Steven Wilson: No, non è una canzone dedicata a nessuno (con tono piuttosto seccato, nda). Quando l’ho scritta avevo delle band in mente, ma gli Oasis… mah, non ho nulla contro di loro. Ok, qualche canzone la trovo anche carina, ma non sono certo originali. “Four chords..” è piuttosto una canzone che punta il dito contro i media, contro la stampa. In Inghilterra penso che la stampa specializzata sia la peggiore al mondo, e ha fatto di un gruppo come gli Oasis un vero fenomeno mondiale, quando altro non si tratta che di una cover band dei Beatles! Insomma, portare a livelli di genialità chi incide canzoni rubate a qualcun altro è da idioti, e per chi è un musicista è anche molto frustrante. Purtroppo mi sono abituato, e sarò sempre tagliato fuori dal circuito che conta solo perché voglio fare qualcosa di diverso. Il music business pesca a caso, e fa la fortuna dei mediocri. Ci sono migliaia di gruppi che suonano come gli Oasis e la sorte ha premiato loro. È lo stesso discorso fatto prima per gli Slipknot.. questo è il futuro, purtroppo.

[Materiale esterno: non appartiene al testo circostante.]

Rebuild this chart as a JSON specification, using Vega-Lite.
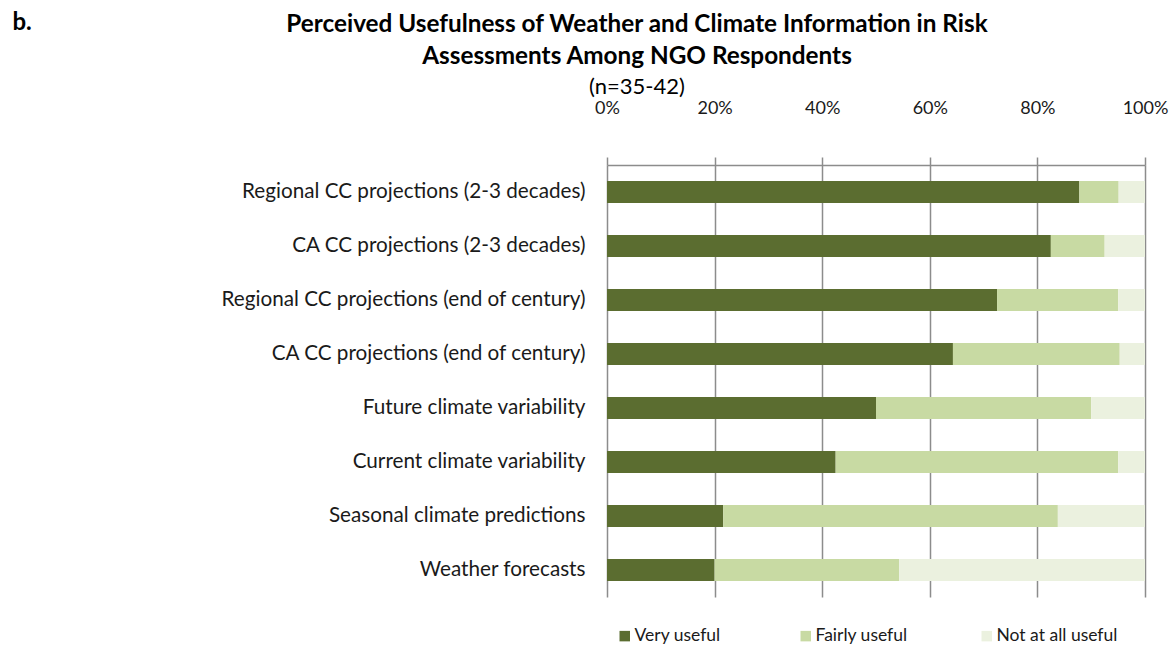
{
  "$schema": "https://vega.github.io/schema/vega-lite/v6.json",
  "autosize": "none",
  "width": 538,
  "height": 432,
  "padding": {"left": 607, "top": 165, "right": 28, "bottom": 50},
  "background": "white",
  "title": {
    "text": ["Perceived Usefulness of Weather and Climate Information in Risk", "Assessments Among NGO Respondents"],
    "subtitle": "(n=35-42)",
    "anchor": "middle",
    "dx": -239,
    "dy": 90,
    "offset": 2,
    "font": "Lato",
    "fontSize": 24.3,
    "fontWeight": "bold",
    "lineHeight": 32,
    "color": "#000000",
    "subtitleFont": "Lato",
    "subtitleFontSize": 22,
    "subtitleColor": "#000000",
    "subtitlePadding": 8
  },
  "data": {
    "values": [
      {"item": "Regional CC projections (2-3 decades)", "level": "Very useful", "o": 1, "v": 0.878},
      {"item": "Regional CC projections (2-3 decades)", "level": "Fairly useful", "o": 2, "v": 0.073},
      {"item": "Regional CC projections (2-3 decades)", "level": "Not at all useful", "o": 3, "v": 0.049},
      {"item": "CA CC projections (2-3 decades)", "level": "Very useful", "o": 1, "v": 0.825},
      {"item": "CA CC projections (2-3 decades)", "level": "Fairly useful", "o": 2, "v": 0.100},
      {"item": "CA CC projections (2-3 decades)", "level": "Not at all useful", "o": 3, "v": 0.075},
      {"item": "Regional CC projections (end of century)", "level": "Very useful", "o": 1, "v": 0.725},
      {"item": "Regional CC projections (end of century)", "level": "Fairly useful", "o": 2, "v": 0.225},
      {"item": "Regional CC projections (end of century)", "level": "Not at all useful", "o": 3, "v": 0.050},
      {"item": "CA CC projections (end of century)", "level": "Very useful", "o": 1, "v": 0.643},
      {"item": "CA CC projections (end of century)", "level": "Fairly useful", "o": 2, "v": 0.310},
      {"item": "CA CC projections (end of century)", "level": "Not at all useful", "o": 3, "v": 0.047},
      {"item": "Future climate variability", "level": "Very useful", "o": 1, "v": 0.500},
      {"item": "Future climate variability", "level": "Fairly useful", "o": 2, "v": 0.400},
      {"item": "Future climate variability", "level": "Not at all useful", "o": 3, "v": 0.100},
      {"item": "Current climate variability", "level": "Very useful", "o": 1, "v": 0.425},
      {"item": "Current climate variability", "level": "Fairly useful", "o": 2, "v": 0.525},
      {"item": "Current climate variability", "level": "Not at all useful", "o": 3, "v": 0.050},
      {"item": "Seasonal climate predictions", "level": "Very useful", "o": 1, "v": 0.216},
      {"item": "Seasonal climate predictions", "level": "Fairly useful", "o": 2, "v": 0.622},
      {"item": "Seasonal climate predictions", "level": "Not at all useful", "o": 3, "v": 0.162},
      {"item": "Weather forecasts", "level": "Very useful", "o": 1, "v": 0.200},
      {"item": "Weather forecasts", "level": "Fairly useful", "o": 2, "v": 0.343},
      {"item": "Weather forecasts", "level": "Not at all useful", "o": 3, "v": 0.457}
    ]
  },
  "mark": {"type": "bar", "size": 22},
  "encoding": {
    "y": {
      "field": "item",
      "type": "nominal",
      "sort": null,
      "scale": {"paddingInner": 0.59, "paddingOuter": 0.295},
      "axis": {
        "title": "b.",
        "titleAngle": 0,
        "titleX": -595,
        "titleY": -143,
        "titleAlign": "left",
        "titleBaseline": "middle",
        "titleFont": "Lato",
        "titleFontSize": 24,
        "titleFontWeight": "bold",
        "titleColor": "#000000",
        "domain": false,
        "ticks": false,
        "labelPadding": 22,
        "labelFont": "Lato",
        "labelFontSize": 20.7,
        "labelColor": "#1a1a1a",
        "labelLimit": 500
      }
    },
    "x": {
      "field": "v",
      "type": "quantitative",
      "stack": "zero",
      "scale": {"domain": [0, 1], "nice": false},
      "axis": {
        "orient": "top",
        "title": null,
        "format": ".0%",
        "values": [0, 0.2, 0.4, 0.6, 0.8, 1],
        "labelFlush": false,
        "labelOverlap": false,
        "domainColor": "#8c8c8c",
        "domainWidth": 1.5,
        "tickColor": "#8c8c8c",
        "tickSize": 8,
        "tickWidth": 1.5,
        "gridColor": "#8c8c8c",
        "gridWidth": 1.5,
        "labelPadding": 40,
        "labelFont": "Lato",
        "labelFontSize": 18,
        "labelColor": "#1a1a1a"
      }
    },
    "color": {
      "field": "level",
      "type": "nominal",
      "scale": {
        "domain": ["Very useful", "Fairly useful", "Not at all useful"],
        "range": ["#5b6d30", "#c8daa3", "#ebf1df"]
      },
      "legend": {
        "title": null,
        "orient": "none",
        "direction": "horizontal",
        "legendX": 9,
        "legendY": 462,
        "symbolType": "square",
        "symbolSize": 110,
        "symbolStrokeWidth": 0,
        "labelFont": "Lato",
        "labelFontSize": 17.5,
        "labelColor": "#1a1a1a",
        "labelOffset": 1,
        "gridAlign": "all",
        "columnPadding": 41
      }
    },
    "order": {"field": "o", "type": "quantitative"}
  },
  "config": {"view": {"stroke": null}}
}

Marco Puglisi: E dei Radiohead cosa mi dici? In molti vi considerano gruppi con radici comuni..
Steven Wilson: Come ti ho detto prima, i Radiohead mi piacciono, li considero una buona band. Hanno avuto la fortuna di incidere un singolo come “Creep” che negli States è diventato un tormentone, perennemente trasmesso dalle radio e in tv, e da allora sono in continua ascesa, nonostante il loro “Kid A” non sia andato molto bene. Comunque sono un gruppo molto valido, che non ha paura di osare.
Marco Puglisi: E i Coldplay? In Inghilterra ora vanno alla grande..
Steven Wilson: Sono ok, le canzoni sono carine, sono piacevoli da ascoltare, non ti stancano. Sì, i Coldplay mi piacciono.
Marco Puglisi: Pensi che sarebbe una buona cosa, in termini artistici, raggiungere i mass media e finalmente esplodere?
Steven Wilson: Non saprei. Vedi.. molti gruppi sono sempre alla ricerca del singolo di successo per finire su MTV. Scrivono canzoni a comando affinché finiscano in classifica, ma a noi non è mai interessato. Non abbiamo mai avuto i media a nostro favore, e se la gente conosce i Porcupine Tree è perché qualcuno gliene ha parlato. Siamo un gruppo che vive sul passaparola, sulle cassette duplicate, sugli amici che parlano di noi agli altri amici (vero: è scientificamente dimostrato che presentando i PT ad un vostro amico, questi se ne innamorerà, nda): è un processo sicuramente più lento, ma la crescita commerciale è anche costante. A piccoli passi, senza bisogno di alzare la voce.